_Collected material_
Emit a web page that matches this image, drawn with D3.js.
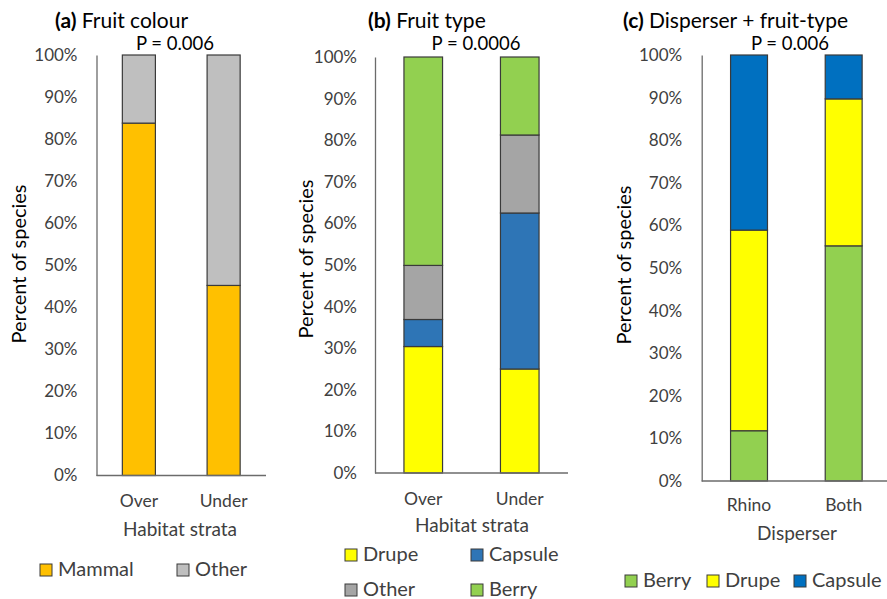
<!DOCTYPE html>
<html><head><meta charset="utf-8">
<script src="https://cdn.jsdelivr.net/npm/d3@7"></script>
<style>
html,body{margin:0;padding:0;background:#fff;}
svg{display:block;font-family:Lato,"Open Sans",sans-serif;}
</style></head>
<body><svg id="c" width="887" height="599"></svg>
<script>
// ---- data ----
const yTicks = [0,10,20,30,40,50,60,70,80,90,100];

const aCategories = ["Over","Under"];
const aSeries = ["Mammal","Other"];
const aMammal = [83.8, 45.2];
const aOther  = [16.2, 54.8];

const bCategories = ["Over","Under"];
const bSeries = ["Drupe","Capsule","Other","Berry"];
const bDrupe   = [30.4, 25.0];
const bCapsule = [6.5, 37.5];
const bOther   = [13.0, 18.75];
const bBerry   = [50.1, 18.75];

const cCategories = ["Rhino","Both"];
const cSeries = ["Berry","Drupe","Capsule"];
const cBerry   = [11.8, 55.2];
const cDrupe   = [47.1, 34.5];
const cCapsule = [41.1, 10.3];

const svg = d3.select("#c");

function panel(cfg){
  const g = svg.append("g");
  const y = d3.scaleLinear().domain([0,100]).range([cfg.y0, cfg.y1]);
  const x = d3.scalePoint().domain(cfg.categories).range([cfg.x0, cfg.x1]).padding(0.5);
  const bw = x.step()*cfg.bwFrac;
  const rows = cfg.categories.map((c,i)=>{
    const r = {cat:c};
    cfg.series.forEach((s,j)=> r[s]=cfg.values[j][i]);
    return r;
  });
  const stacked = d3.stack().keys(cfg.series)(rows);
  stacked.forEach((layer,j)=>{
    g.selectAll(null).data(layer).enter().append("rect")
      .attr("x", d=>x(d.data.cat)-bw/2)
      .attr("width", bw)
      .attr("y", d=>y(d[1]))
      .attr("height", d=>y(d[0])-y(d[1]))
      .attr("fill", cfg.colors[j])
      .attr("stroke","#3a3a3a").attr("stroke-width",1.2);
  });
  const ya = d3.axisLeft(y).tickValues(yTicks).tickSize(0).tickPadding(cfg.tickPad)
    .tickFormat(d=>d+"%");
  const yg = g.append("g").attr("transform",`translate(${cfg.x0},0)`).call(ya);
  yg.select(".domain").attr("stroke","#6b6b6b").attr("stroke-width",1.3);
  yg.selectAll("text").attr("font-size",17).attr("fill","#404040").attr("font-family","Lato");
  g.append("line").attr("x1",cfg.x0).attr("x2",cfg.x1).attr("y1",y(0)).attr("y2",y(0))
    .attr("stroke","#6b6b6b").attr("stroke-width",1.3);
  g.selectAll(null).data(cfg.categories).enter().append("text")
    .attr("x",d=>x(d)).attr("y",cfg.catY).attr("text-anchor","middle")
    .attr("font-size",17.5).attr("fill","#404040").text(d=>d);
  g.append("text").attr("x",cfg.xTitleX).attr("y",cfg.xTitleY).attr("text-anchor","middle")
    .attr("font-size",19).attr("fill","#404040").text(cfg.xTitle);
  g.append("text").attr("transform",`translate(${cfg.yTitleX},${cfg.yTitleY}) rotate(-90)`)
    .attr("text-anchor","middle").attr("font-size",20).attr("fill","#000").text("Percent of species");
  const t = g.append("text").attr("x",cfg.titleX).attr("y",28).attr("font-size",21).attr("fill","#000");
  t.append("tspan").attr("font-weight","bold").text(cfg.letter);
  t.append("tspan").text(" "+cfg.title);
  g.append("text").attr("x",cfg.pX).attr("y",50).attr("text-anchor","middle")
    .attr("font-size",18.5).attr("fill","#000").text(cfg.p);
  cfg.legend.forEach((L)=>{
    const j = cfg.series.indexOf(L.name);
    g.append("rect").attr("x",L.x).attr("y",L.y-12).attr("width",12).attr("height",12)
      .attr("fill",cfg.colors[j]).attr("stroke","#3a3a3a").attr("stroke-width",1);
    g.append("text").attr("x",L.x+18).attr("y",L.y).attr("font-size",20).attr("fill","#404040").text(L.name);
  });
}

panel({
  categories:aCategories, series:aSeries, values:[aMammal,aOther],
  colors:["#FFC000","#BFBFBF"],
  x0:96.5, x1:266, y0:475.5, y1:55, bwFrac:0.39, tickPad:19,
  catY:507, xTitle:"Habitat strata", xTitleX:180, xTitleY:536,
  yTitleX:26, yTitleY:264,
  letter:"(a)", title:"Fruit colour", titleX:55, p:"P = 0.006", pX:175,
  legend:[{name:"Mammal",x:40,y:576},{name:"Other",x:177,y:576}]
});

panel({
  categories:bCategories, series:bSeries, values:[bDrupe,bCapsule,bOther,bBerry],
  colors:["#FFFF00","#2E75B6","#A5A5A5","#92D050"],
  x0:375, x1:568, y0:473, y1:57, bwFrac:0.4, tickPad:18,
  catY:505, xTitle:"Habitat strata", xTitleX:472, xTitleY:532,
  yTitleX:313, yTitleY:259,
  letter:"(b)", title:"Fruit type", titleX:368, p:"P = 0.0006", pX:476,
  legend:[{name:"Drupe",x:345,y:561},{name:"Capsule",x:471,y:561},
          {name:"Other",x:345,y:596},{name:"Berry",x:471,y:596}]
});

panel({
  categories:cCategories, series:cSeries, values:[cBerry,cDrupe,cCapsule],
  colors:["#92D050","#FFFF00","#0070C0"],
  x0:701.7, x1:891, y0:481, y1:55, bwFrac:0.39, tickPad:19.5,
  catY:511, xTitle:"Disperser", xTitleX:797, xTitleY:540,
  yTitleX:631, yTitleY:265,
  letter:"(c)", title:"Disperser + fruit-type", titleX:623, p:"P = 0.006", pX:790,
  legend:[{name:"Berry",x:625,y:587},{name:"Drupe",x:707,y:587},{name:"Capsule",x:794,y:587}]
});
</script>
</body></html>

_Brief_
Take the data above and repeat it exactly, leaving each picture out.

_The result_
Emit a web page that matches this image, drawn with D3.js.
<!DOCTYPE html>
<html><head><meta charset="utf-8">
<script src="https://cdn.jsdelivr.net/npm/d3@7"></script>
<style>
html,body{margin:0;padding:0;background:#fff;}
svg{display:block;font-family:Lato,"Open Sans",sans-serif;}
</style></head>
<body><svg id="c" width="887" height="599"></svg>
<script>
// ---- data ----
const yTicks = [0,10,20,30,40,50,60,70,80,90,100];

const aCategories = ["Over","Under"];
const aSeries = ["Mammal","Other"];
const aMammal = [83.8, 45.2];
const aOther  = [16.2, 54.8];

const bCategories = ["Over","Under"];
const bSeries = ["Drupe","Capsule","Other","Berry"];
const bDrupe   = [30.4, 25.0];
const bCapsule = [6.5, 37.5];
const bOther   = [13.0, 18.75];
const bBerry   = [50.1, 18.75];

const cCategories = ["Rhino","Both"];
const cSeries = ["Berry","Drupe","Capsule"];
const cBerry   = [11.8, 55.2];
const cDrupe   = [47.1, 34.5];
const cCapsule = [41.1, 10.3];

const svg = d3.select("#c");

function panel(cfg){
  const g = svg.append("g");
  const y = d3.scaleLinear().domain([0,100]).range([cfg.y0, cfg.y1]);
  const x = d3.scalePoint().domain(cfg.categories).range([cfg.x0, cfg.x1]).padding(0.5);
  const bw = x.step()*cfg.bwFrac;
  const rows = cfg.categories.map((c,i)=>{
    const r = {cat:c};
    cfg.series.forEach((s,j)=> r[s]=cfg.values[j][i]);
    return r;
  });
  const stacked = d3.stack().keys(cfg.series)(rows);
  stacked.forEach((layer,j)=>{
    g.selectAll(null).data(layer).enter().append("rect")
      .attr("x", d=>x(d.data.cat)-bw/2)
      .attr("width", bw)
      .attr("y", d=>y(d[1]))
      .attr("height", d=>y(d[0])-y(d[1]))
      .attr("fill", cfg.colors[j])
      .attr("stroke","#3a3a3a").attr("stroke-width",1.2);
  });
  const ya = d3.axisLeft(y).tickValues(yTicks).tickSize(0).tickPadding(cfg.tickPad)
    .tickFormat(d=>d+"%");
  const yg = g.append("g").attr("transform",`translate(${cfg.x0},0)`).call(ya);
  yg.select(".domain").attr("stroke","#6b6b6b").attr("stroke-width",1.3);
  yg.selectAll("text").attr("font-size",17).attr("fill","#404040").attr("font-family","Lato");
  g.append("line").attr("x1",cfg.x0).attr("x2",cfg.x1).attr("y1",y(0)).attr("y2",y(0))
    .attr("stroke","#6b6b6b").attr("stroke-width",1.3);
  g.selectAll(null).data(cfg.categories).enter().append("text")
    .attr("x",d=>x(d)).attr("y",cfg.catY).attr("text-anchor","middle")
    .attr("font-size",17.5).attr("fill","#404040").text(d=>d);
  g.append("text").attr("x",cfg.xTitleX).attr("y",cfg.xTitleY).attr("text-anchor","middle")
    .attr("font-size",19).attr("fill","#404040").text(cfg.xTitle);
  g.append("text").attr("transform",`translate(${cfg.yTitleX},${cfg.yTitleY}) rotate(-90)`)
    .attr("text-anchor","middle").attr("font-size",20).attr("fill","#000").text("Percent of species");
  const t = g.append("text").attr("x",cfg.titleX).attr("y",28).attr("font-size",21).attr("fill","#000");
  t.append("tspan").attr("font-weight","bold").text(cfg.letter);
  t.append("tspan").text(" "+cfg.title);
  g.append("text").attr("x",cfg.pX).attr("y",50).attr("text-anchor","middle")
    .attr("font-size",18.5).attr("fill","#000").text(cfg.p);
  cfg.legend.forEach((L)=>{
    const j = cfg.series.indexOf(L.name);
    g.append("rect").attr("x",L.x).attr("y",L.y-12).attr("width",12).attr("height",12)
      .attr("fill",cfg.colors[j]).attr("stroke","#3a3a3a").attr("stroke-width",1);
    g.append("text").attr("x",L.x+18).attr("y",L.y).attr("font-size",20).attr("fill","#404040").text(L.name);
  });
}

panel({
  categories:aCategories, series:aSeries, values:[aMammal,aOther],
  colors:["#FFC000","#BFBFBF"],
  x0:96.5, x1:266, y0:475.5, y1:55, bwFrac:0.39, tickPad:19,
  catY:507, xTitle:"Habitat strata", xTitleX:180, xTitleY:536,
  yTitleX:26, yTitleY:264,
  letter:"(a)", title:"Fruit colour", titleX:55, p:"P = 0.006", pX:175,
  legend:[{name:"Mammal",x:40,y:576},{name:"Other",x:177,y:576}]
});

panel({
  categories:bCategories, series:bSeries, values:[bDrupe,bCapsule,bOther,bBerry],
  colors:["#FFFF00","#2E75B6","#A5A5A5","#92D050"],
  x0:375, x1:568, y0:473, y1:57, bwFrac:0.4, tickPad:18,
  catY:505, xTitle:"Habitat strata", xTitleX:472, xTitleY:532,
  yTitleX:313, yTitleY:259,
  letter:"(b)", title:"Fruit type", titleX:368, p:"P = 0.0006", pX:476,
  legend:[{name:"Drupe",x:345,y:561},{name:"Capsule",x:471,y:561},
          {name:"Other",x:345,y:596},{name:"Berry",x:471,y:596}]
});

panel({
  categories:cCategories, series:cSeries, values:[cBerry,cDrupe,cCapsule],
  colors:["#92D050","#FFFF00","#0070C0"],
  x0:701.7, x1:891, y0:481, y1:55, bwFrac:0.39, tickPad:19.5,
  catY:511, xTitle:"Disperser", xTitleX:797, xTitleY:540,
  yTitleX:631, yTitleY:265,
  letter:"(c)", title:"Disperser + fruit-type", titleX:623, p:"P = 0.006", pX:790,
  legend:[{name:"Berry",x:625,y:587},{name:"Drupe",x:707,y:587},{name:"Capsule",x:794,y:587}]
});
</script>
</body></html>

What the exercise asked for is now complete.